A polêmica criada em torno do tema dos arquivos da ditadura revela que a memória ainda é um tabu no Brasil. Mais do que um tabu, na verdade, ela é considerada como um elemento perigoso. E, de fato, pode ser. A história da ditadura militar que mergulhou o país em duas décadas de repressão ainda permanece nas sombras. Assim como outros períodos importantes da história nacional. O esquecimento e a negação da memória têm sido um traço marcante no comportamento das elites brasileiras. O passado é visto como uma presença incômoda que deve ser soterrada em nome da tranqüilidade do presente. Tranqüilidade para quem, deve-se perguntar. Uma pessoa, uma cidade, um povo ou um país que desconhece sua história e esquece seu passado, caminha sem rumo para o futuro. Tirar a nossa memória das sombras pode ser a decisão que falta para o Brasil começar a trilhar outros caminhos. Uma tarefa que vem sendo permanentemente adiada.

Adiar tarefas necessárias é uma prática facilitada pelo exercício do esquecimento. Ao esquecer quem somos, qual é a nossa história e como chegamos até aqui, tudo se passa como se estivéssemos sempre recomeçando do zero. Essa ideologia do esquecimento costuma vir acompanhada da promessa de um futuro grandioso que estaria logo ali na frente se conseguíssemos frear o desejo de olhar para trás e testemunhar a caminhada percorrida. A política brasileira é impregnada por essa cultura. Os pedidos na linha "esqueçam o que disse", "esqueçam o que fiz", "o importante é olhar para a frente e não para trás", "não devemos dirigir olhando para o retrovisor", seguem habitando e estruturando discursos e práticas. Como um fantasma apavorante, o passado segue sendo alvo de exorcismos diários, à esquerda e à direita.
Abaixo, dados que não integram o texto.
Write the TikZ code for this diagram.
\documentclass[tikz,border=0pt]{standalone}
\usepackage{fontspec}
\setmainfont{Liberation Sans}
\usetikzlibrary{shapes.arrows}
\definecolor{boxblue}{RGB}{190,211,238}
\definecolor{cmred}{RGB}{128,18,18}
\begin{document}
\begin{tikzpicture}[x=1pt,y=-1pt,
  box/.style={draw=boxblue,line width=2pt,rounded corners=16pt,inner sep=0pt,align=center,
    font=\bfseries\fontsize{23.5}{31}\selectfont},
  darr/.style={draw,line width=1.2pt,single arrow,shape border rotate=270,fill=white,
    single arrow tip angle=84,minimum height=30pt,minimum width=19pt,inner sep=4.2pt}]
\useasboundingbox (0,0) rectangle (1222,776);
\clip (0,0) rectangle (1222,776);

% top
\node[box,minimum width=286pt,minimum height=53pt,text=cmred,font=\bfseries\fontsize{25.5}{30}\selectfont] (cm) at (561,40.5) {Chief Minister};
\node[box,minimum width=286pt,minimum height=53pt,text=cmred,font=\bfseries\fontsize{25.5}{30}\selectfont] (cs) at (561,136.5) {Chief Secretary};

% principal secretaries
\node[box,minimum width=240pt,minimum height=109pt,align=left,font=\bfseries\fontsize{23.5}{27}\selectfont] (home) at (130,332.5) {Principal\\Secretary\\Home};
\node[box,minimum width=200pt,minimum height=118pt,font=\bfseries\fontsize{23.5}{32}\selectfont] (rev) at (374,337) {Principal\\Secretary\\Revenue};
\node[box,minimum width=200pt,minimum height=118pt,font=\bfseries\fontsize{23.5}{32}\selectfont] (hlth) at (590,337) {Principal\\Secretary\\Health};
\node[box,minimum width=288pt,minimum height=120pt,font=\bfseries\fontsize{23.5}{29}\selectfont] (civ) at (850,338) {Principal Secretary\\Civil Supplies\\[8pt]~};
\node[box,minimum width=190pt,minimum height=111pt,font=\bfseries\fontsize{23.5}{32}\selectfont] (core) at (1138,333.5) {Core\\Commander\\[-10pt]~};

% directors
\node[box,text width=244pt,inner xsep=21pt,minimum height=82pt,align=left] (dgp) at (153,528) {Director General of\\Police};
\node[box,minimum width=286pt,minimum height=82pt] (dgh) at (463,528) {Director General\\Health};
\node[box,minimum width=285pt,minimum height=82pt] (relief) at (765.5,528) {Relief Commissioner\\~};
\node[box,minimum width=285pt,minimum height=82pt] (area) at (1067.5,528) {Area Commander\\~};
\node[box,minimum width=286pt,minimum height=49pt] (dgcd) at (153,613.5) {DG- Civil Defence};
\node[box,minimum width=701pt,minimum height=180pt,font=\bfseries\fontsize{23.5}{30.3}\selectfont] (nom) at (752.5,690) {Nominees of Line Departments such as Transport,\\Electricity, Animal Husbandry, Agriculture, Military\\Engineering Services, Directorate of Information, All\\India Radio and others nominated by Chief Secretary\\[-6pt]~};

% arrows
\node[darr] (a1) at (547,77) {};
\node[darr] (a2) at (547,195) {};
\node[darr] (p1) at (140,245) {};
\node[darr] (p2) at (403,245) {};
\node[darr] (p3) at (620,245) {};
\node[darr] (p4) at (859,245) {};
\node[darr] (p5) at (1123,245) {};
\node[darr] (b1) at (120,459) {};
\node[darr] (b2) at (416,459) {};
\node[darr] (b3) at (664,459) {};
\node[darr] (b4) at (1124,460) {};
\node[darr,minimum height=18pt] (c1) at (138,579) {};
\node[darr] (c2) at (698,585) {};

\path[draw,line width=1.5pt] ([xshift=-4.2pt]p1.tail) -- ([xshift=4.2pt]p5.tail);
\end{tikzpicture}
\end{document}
O valor de verdade da memória

Uma boa pista para entender a natureza deste processo recorrente de exorcismos pode ser encontrada numa passagem do livro "Eros e Civilização", de Herbert Marcuse. Na primeira parte do texto, "Sob o domínio do princípio de realidade", Marcuse fala, entre outras coisas, do papel da "recordação das coisas passadas como veículo de libertação". A referência aí é, obviamente, o pensamento de Freud. Marcuse assinala que se a memória ocupa um papel central na psicanálise como um modo de cognição, isso tem a ver com o "valor de verdade" da memória. Em que consiste esse "valor de verdade"? Marcuse responde: "o seu valor de verdade reside na função específica da memória, que é a de conservar as promessas e potencialidades que são traídas e até proscritas pelo indivíduo maduro, civilizado, mas que outrora foram satisfeitas, em seu passado remoto, e nunca inteiramente esquecidas".

Se é assim, uma pergunta se impõe imediatamente. Em que sentido, uma reabertura dos arquivos da ditadura militar, uma "recordação das coisas passadas", nos diria algo, não só acerca de um passado recente, mas sobretudo do nosso presente e das linhas gerais do futuro que nos aguarda? Quais foram mesmo as promessas e potencialidades traídas e proscritas pelas cerca de duas décadas de regime militar? Ou ainda, e mais fundamentalmente: em que sentido resgatar essa memória perdida implicaria riscos para o presente e o futuro do país?

Se a memória tem um conteúdo cognitivo, ou seja, se ela tem algo a nos ensinar sobre nosso presente, sobre quem somos hoje, sobre nossas escolhas atuais e sobre o modo como nos movemos no mundo, por que encará-la como um inimigo perigoso?

As promessas traídas

Há vários caminhos para abordar esse conjunto de questões. Um deles é enfocar o tema das promessas e potencialidades traídas. O golpe militar de 1964, nunca é demais lembrar, foi patrocinado pelas elites econômicas e políticas brasileiras que viam no governo João Goulart uma ante-sala para a instalação de um regime comunista no Brasil. No caldo cultural da Guerra Fria, as propostas de reformas de base propostas pelo governo constitucional de então foram atropeladas por tanques e fuzis, sob o aplauso entusiasmado de empresários, fazendeiros e grande parcela da Igreja Católica e da classe média.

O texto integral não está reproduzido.